I am finally getting into a mental space where I’m over the whole “but I might use it” thing.  I know myself well enough to know that I probably won’t, and if I do, then I can just buy or borrow another.  It’s not worth the mental toll of clutter to keep it.  Maybe I’ll make a plan of taking off one day a month and tackling one room or closet.  That would get me through the whole house in a year, I think.  I do better with more whole hog cleaning out than tackling, say, a drawer a week or something.  I don’t like leaving things unfinished.  As soon as the weather cools off tolerably, hubby and I both are on a crusade to organize our garage.  That was a plan for the spring, and then it did nothing but RAIN and get scorching hot.  NOTHING but the bare minimum gets done outside around here in summer.  It’s just too miserable (101 this weekend).

I’m supposed to be writing today (since I’m off) between hitting the gym and grocery.  But I think I need to do some clutter busting first…

3 thoughts on “Reclaiming A Room of My Own

  1. Oh, the clutter! I understand completely. And you sound like my friend. I suggested to her that she use the FlyLady way of doing things (she’s under a huge load of clutter because of life things out of her control), just fifteen minutes at a time so it won’t seem so overwhelming. But she’s like you and can’t stand to stop once she starts something. I’m more about the little at a time.

    The one day a month thing sounds like a good plan. Maybe once you get it under control, you can keep it that way. I’m thankful my husband stays out of my office. (It’s probably the cat litter that keeps him out, LOL.)

  2. “…we had a little come to Jesus…” – I love it. My husband and I have the same problem. He is a crap rat. I am most definitely not. I have a sensory issue that makes it hard for me to concentrate when surrounded by clutter. Unfortunately, his crap-rattiness wins out every time, as I work full-time and he is semi-retired. ARGH! But it’s reached a level where even he can’t stand it and we’re starting to go through things to get rid of a bunch of junk.

    I wish you luck on de-crapifying your abode and cleansing your workspace. Happy cleaning!
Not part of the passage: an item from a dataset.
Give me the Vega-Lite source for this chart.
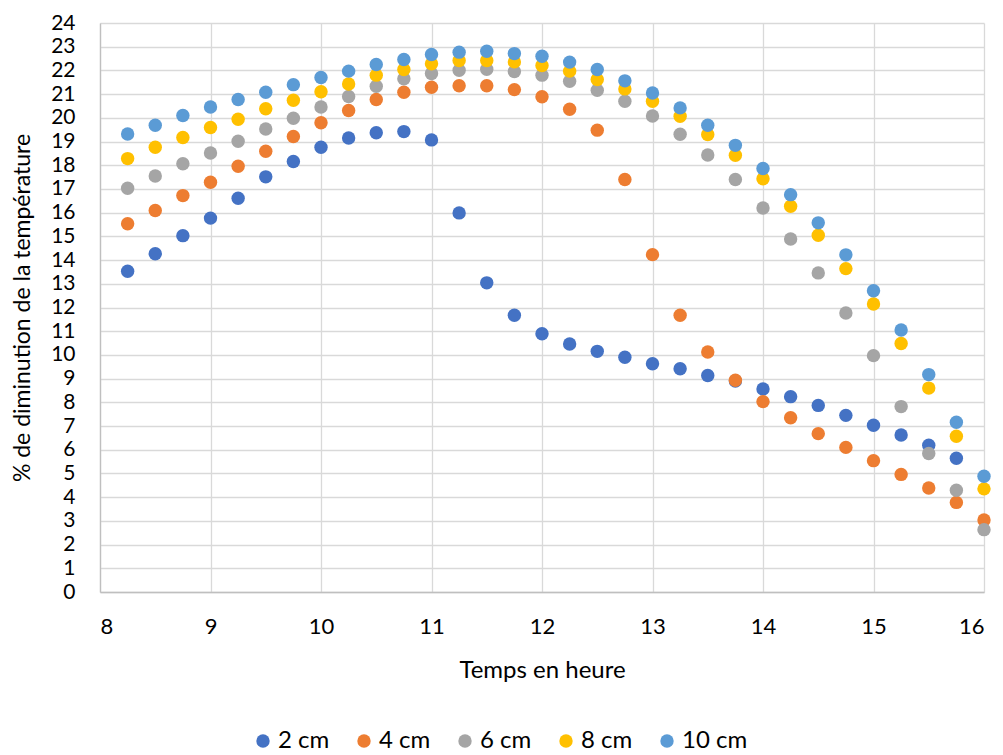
{
  "$schema": "https://vega.github.io/schema/vega-lite/v6.json",
  "width": 884,
  "height": 569,
  "autosize": {"type": "none"},
  "padding": {"left": 100, "top": 23, "right": 19, "bottom": 163},
  "background": "white",
  "config": {
    "font": "Lato",
    "view": {"stroke": null}
  },
  "data": {
    "values": [
      {"t": 8.25, "v": 13.53, "s": "2 cm"}, {"t": 8.5, "v": 14.27, "s": "2 cm"}, {"t": 8.75, "v": 15.03, "s": "2 cm"}, {"t": 9, "v": 15.77, "s": "2 cm"},
      {"t": 9.25, "v": 16.61, "s": "2 cm"}, {"t": 9.5, "v": 17.51, "s": "2 cm"}, {"t": 9.75, "v": 18.16, "s": "2 cm"}, {"t": 10, "v": 18.76, "s": "2 cm"},
      {"t": 10.25, "v": 19.15, "s": "2 cm"}, {"t": 10.5, "v": 19.37, "s": "2 cm"}, {"t": 10.75, "v": 19.42, "s": "2 cm"}, {"t": 11, "v": 19.07, "s": "2 cm"},
      {"t": 11.25, "v": 15.99, "s": "2 cm"}, {"t": 11.5, "v": 13.04, "s": "2 cm"}, {"t": 11.75, "v": 11.67, "s": "2 cm"}, {"t": 12, "v": 10.89, "s": "2 cm"},
      {"t": 12.25, "v": 10.46, "s": "2 cm"}, {"t": 12.5, "v": 10.15, "s": "2 cm"}, {"t": 12.75, "v": 9.9, "s": "2 cm"}, {"t": 13, "v": 9.63, "s": "2 cm"},
      {"t": 13.25, "v": 9.42, "s": "2 cm"}, {"t": 13.5, "v": 9.13, "s": "2 cm"}, {"t": 13.75, "v": 8.9, "s": "2 cm"}, {"t": 14, "v": 8.56, "s": "2 cm"},
      {"t": 14.25, "v": 8.24, "s": "2 cm"}, {"t": 14.5, "v": 7.87, "s": "2 cm"}, {"t": 14.75, "v": 7.45, "s": "2 cm"}, {"t": 15, "v": 7.03, "s": "2 cm"},
      {"t": 15.25, "v": 6.62, "s": "2 cm"}, {"t": 15.5, "v": 6.19, "s": "2 cm"}, {"t": 15.75, "v": 5.64, "s": "2 cm"},

      {"t": 8.25, "v": 15.53, "s": "4 cm"}, {"t": 8.5, "v": 16.09, "s": "4 cm"}, {"t": 8.75, "v": 16.72, "s": "4 cm"}, {"t": 9, "v": 17.28, "s": "4 cm"},
      {"t": 9.25, "v": 17.96, "s": "4 cm"}, {"t": 9.5, "v": 18.59, "s": "4 cm"}, {"t": 9.75, "v": 19.21, "s": "4 cm"}, {"t": 10, "v": 19.79, "s": "4 cm"},
      {"t": 10.25, "v": 20.31, "s": "4 cm"}, {"t": 10.5, "v": 20.77, "s": "4 cm"}, {"t": 10.75, "v": 21.08, "s": "4 cm"}, {"t": 11, "v": 21.29, "s": "4 cm"},
      {"t": 11.25, "v": 21.35, "s": "4 cm"}, {"t": 11.5, "v": 21.35, "s": "4 cm"}, {"t": 11.75, "v": 21.19, "s": "4 cm"}, {"t": 12, "v": 20.89, "s": "4 cm"},
      {"t": 12.25, "v": 20.36, "s": "4 cm"}, {"t": 12.5, "v": 19.48, "s": "4 cm"}, {"t": 12.75, "v": 17.4, "s": "4 cm"}, {"t": 13, "v": 14.23, "s": "4 cm"},
      {"t": 13.25, "v": 11.67, "s": "4 cm"}, {"t": 13.5, "v": 10.12, "s": "4 cm"}, {"t": 13.75, "v": 8.93, "s": "4 cm"}, {"t": 14, "v": 8.03, "s": "4 cm"},
      {"t": 14.25, "v": 7.35, "s": "4 cm"}, {"t": 14.5, "v": 6.68, "s": "4 cm"}, {"t": 14.75, "v": 6.1, "s": "4 cm"}, {"t": 15, "v": 5.54, "s": "4 cm"},
      {"t": 15.25, "v": 4.96, "s": "4 cm"}, {"t": 15.5, "v": 4.39, "s": "4 cm"}, {"t": 15.75, "v": 3.78, "s": "4 cm"}, {"t": 16, "v": 3.04, "s": "4 cm"},

      {"t": 8.25, "v": 17.03, "s": "6 cm"}, {"t": 8.5, "v": 17.55, "s": "6 cm"}, {"t": 8.75, "v": 18.06, "s": "6 cm"}, {"t": 9, "v": 18.52, "s": "6 cm"},
      {"t": 9.25, "v": 19.01, "s": "6 cm"}, {"t": 9.5, "v": 19.53, "s": "6 cm"}, {"t": 9.75, "v": 19.98, "s": "6 cm"}, {"t": 10, "v": 20.46, "s": "6 cm"},
      {"t": 10.25, "v": 20.9, "s": "6 cm"}, {"t": 10.5, "v": 21.33, "s": "6 cm"}, {"t": 10.75, "v": 21.65, "s": "6 cm"}, {"t": 11, "v": 21.87, "s": "6 cm"},
      {"t": 11.25, "v": 22.01, "s": "6 cm"}, {"t": 11.5, "v": 22.05, "s": "6 cm"}, {"t": 11.75, "v": 21.95, "s": "6 cm"}, {"t": 12, "v": 21.8, "s": "6 cm"},
      {"t": 12.25, "v": 21.54, "s": "6 cm"}, {"t": 12.5, "v": 21.16, "s": "6 cm"}, {"t": 12.75, "v": 20.7, "s": "6 cm"}, {"t": 13, "v": 20.08, "s": "6 cm"},
      {"t": 13.25, "v": 19.31, "s": "6 cm"}, {"t": 13.5, "v": 18.43, "s": "6 cm"}, {"t": 13.75, "v": 17.4, "s": "6 cm"}, {"t": 14, "v": 16.2, "s": "6 cm"},
      {"t": 14.25, "v": 14.89, "s": "6 cm"}, {"t": 14.5, "v": 13.46, "s": "6 cm"}, {"t": 14.75, "v": 11.77, "s": "6 cm"}, {"t": 15, "v": 9.97, "s": "6 cm"},
      {"t": 15.25, "v": 7.82, "s": "6 cm"}, {"t": 15.5, "v": 5.84, "s": "6 cm"}, {"t": 15.75, "v": 4.29, "s": "6 cm"}, {"t": 16, "v": 2.63, "s": "6 cm"},

      {"t": 8.25, "v": 18.28, "s": "8 cm"}, {"t": 8.5, "v": 18.76, "s": "8 cm"}, {"t": 8.75, "v": 19.17, "s": "8 cm"}, {"t": 9, "v": 19.59, "s": "8 cm"},
      {"t": 9.25, "v": 19.94, "s": "8 cm"}, {"t": 9.5, "v": 20.38, "s": "8 cm"}, {"t": 9.75, "v": 20.74, "s": "8 cm"}, {"t": 10, "v": 21.1, "s": "8 cm"},
      {"t": 10.25, "v": 21.43, "s": "8 cm"}, {"t": 10.5, "v": 21.8, "s": "8 cm"}, {"t": 10.75, "v": 22.04, "s": "8 cm"}, {"t": 11, "v": 22.28, "s": "8 cm"},
      {"t": 11.25, "v": 22.42, "s": "8 cm"}, {"t": 11.5, "v": 22.42, "s": "8 cm"}, {"t": 11.75, "v": 22.36, "s": "8 cm"}, {"t": 12, "v": 22.21, "s": "8 cm"},
      {"t": 12.25, "v": 21.97, "s": "8 cm"}, {"t": 12.5, "v": 21.62, "s": "8 cm"}, {"t": 12.75, "v": 21.22, "s": "8 cm"}, {"t": 13, "v": 20.7, "s": "8 cm"},
      {"t": 13.25, "v": 20.07, "s": "8 cm"}, {"t": 13.5, "v": 19.3, "s": "8 cm"}, {"t": 13.75, "v": 18.42, "s": "8 cm"}, {"t": 14, "v": 17.43, "s": "8 cm"},
      {"t": 14.25, "v": 16.27, "s": "8 cm"}, {"t": 14.5, "v": 15.05, "s": "8 cm"}, {"t": 14.75, "v": 13.64, "s": "8 cm"}, {"t": 15, "v": 12.15, "s": "8 cm"},
      {"t": 15.25, "v": 10.48, "s": "8 cm"}, {"t": 15.5, "v": 8.6, "s": "8 cm"}, {"t": 15.75, "v": 6.57, "s": "8 cm"}, {"t": 16, "v": 4.35, "s": "8 cm"},

      {"t": 8.25, "v": 19.32, "s": "10 cm"}, {"t": 8.5, "v": 19.69, "s": "10 cm"}, {"t": 8.75, "v": 20.1, "s": "10 cm"}, {"t": 9, "v": 20.46, "s": "10 cm"},
      {"t": 9.25, "v": 20.77, "s": "10 cm"}, {"t": 9.5, "v": 21.08, "s": "10 cm"}, {"t": 9.75, "v": 21.4, "s": "10 cm"}, {"t": 10, "v": 21.7, "s": "10 cm"},
      {"t": 10.25, "v": 21.97, "s": "10 cm"}, {"t": 10.5, "v": 22.25, "s": "10 cm"}, {"t": 10.75, "v": 22.46, "s": "10 cm"}, {"t": 11, "v": 22.67, "s": "10 cm"},
      {"t": 11.25, "v": 22.77, "s": "10 cm"}, {"t": 11.5, "v": 22.81, "s": "10 cm"}, {"t": 11.75, "v": 22.71, "s": "10 cm"}, {"t": 12, "v": 22.6, "s": "10 cm"},
      {"t": 12.25, "v": 22.35, "s": "10 cm"}, {"t": 12.5, "v": 22.04, "s": "10 cm"}, {"t": 12.75, "v": 21.56, "s": "10 cm"}, {"t": 13, "v": 21.05, "s": "10 cm"},
      {"t": 13.25, "v": 20.42, "s": "10 cm"}, {"t": 13.5, "v": 19.69, "s": "10 cm"}, {"t": 13.75, "v": 18.84, "s": "10 cm"}, {"t": 14, "v": 17.86, "s": "10 cm"},
      {"t": 14.25, "v": 16.76, "s": "10 cm"}, {"t": 14.5, "v": 15.57, "s": "10 cm"}, {"t": 14.75, "v": 14.22, "s": "10 cm"}, {"t": 15, "v": 12.71, "s": "10 cm"},
      {"t": 15.25, "v": 11.05, "s": "10 cm"}, {"t": 15.5, "v": 9.17, "s": "10 cm"}, {"t": 15.75, "v": 7.16, "s": "10 cm"}, {"t": 16, "v": 4.88, "s": "10 cm"}
    ]
  },
  "mark": {"type": "point", "filled": true, "opacity": 1, "size": 180, "strokeWidth": 0},
  "encoding": {
    "x": {
      "field": "t", "type": "quantitative",
      "scale": {"domain": [8, 16], "nice": false, "zero": false},
      "axis": {
        "title": "Temps en heure",
        "values": [8, 9, 10, 11, 12, 13, 14, 15, 16],
        "grid": true, "gridColor": "#D9D9D9", "gridWidth": 1.3,
        "domain": true, "domainColor": "#BFBFBF", "domainWidth": 1.3,
        "ticks": false,
        "labelFontSize": 22, "labelColor": "#000000", "labelPadding": 24,
        "titleFontSize": 24, "titleFontWeight": "normal", "titleColor": "#000000", "titlePadding": 21
      }
    },
    "y": {
      "field": "v", "type": "quantitative",
      "scale": {"domain": [0, 24], "nice": false},
      "axis": {
        "title": "% de diminution de la température",
        "values": [0, 1, 2, 3, 4, 5, 6, 7, 8, 9, 10, 11, 12, 13, 14, 15, 16, 17, 18, 19, 20, 21, 22, 23, 24],
        "grid": true, "gridColor": "#D9D9D9", "gridWidth": 1.3,
        "domain": true, "domainColor": "#BFBFBF", "domainWidth": 1.3,
        "ticks": false,
        "labelFontSize": 21, "labelColor": "#000000", "labelPadding": 25,
        "titleFontSize": 23, "titleFontWeight": "normal", "titleColor": "#000000", "titlePadding": 16
      }
    },
    "color": {
      "field": "s", "type": "nominal",
      "scale": {
        "domain": ["2 cm", "4 cm", "6 cm", "8 cm", "10 cm"],
        "range": ["#4472C4", "#ED7D31", "#A5A5A5", "#FFC000", "#5B9BD5"]
      },
      "legend": {
        "title": null,
        "orient": "none",
        "direction": "horizontal",
        "legendX": 151,
        "legendY": 706,
        "symbolType": "circle",
        "symbolSize": 180,
        "symbolStrokeWidth": 0,
        "labelFontSize": 24,
        "labelColor": "#000000",
        "labelOffset": 3,
        "columnPadding": 22
      }
    }
  }
}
  3. Reminds me of when we moved into our house in 2009, Thanksgiving day. That was an interesting story!! Shortly after that David’s father dropped off 40 boxes of David’s crap from his childhood. I didn’t have quite so much. And every time we see him, he’s giving us more stuff. ~shakes heads~ That’s what baements and garages are for right? Ugh! Finally David used a big chunk of this year’s vacation to make a sizable dent in the clutter.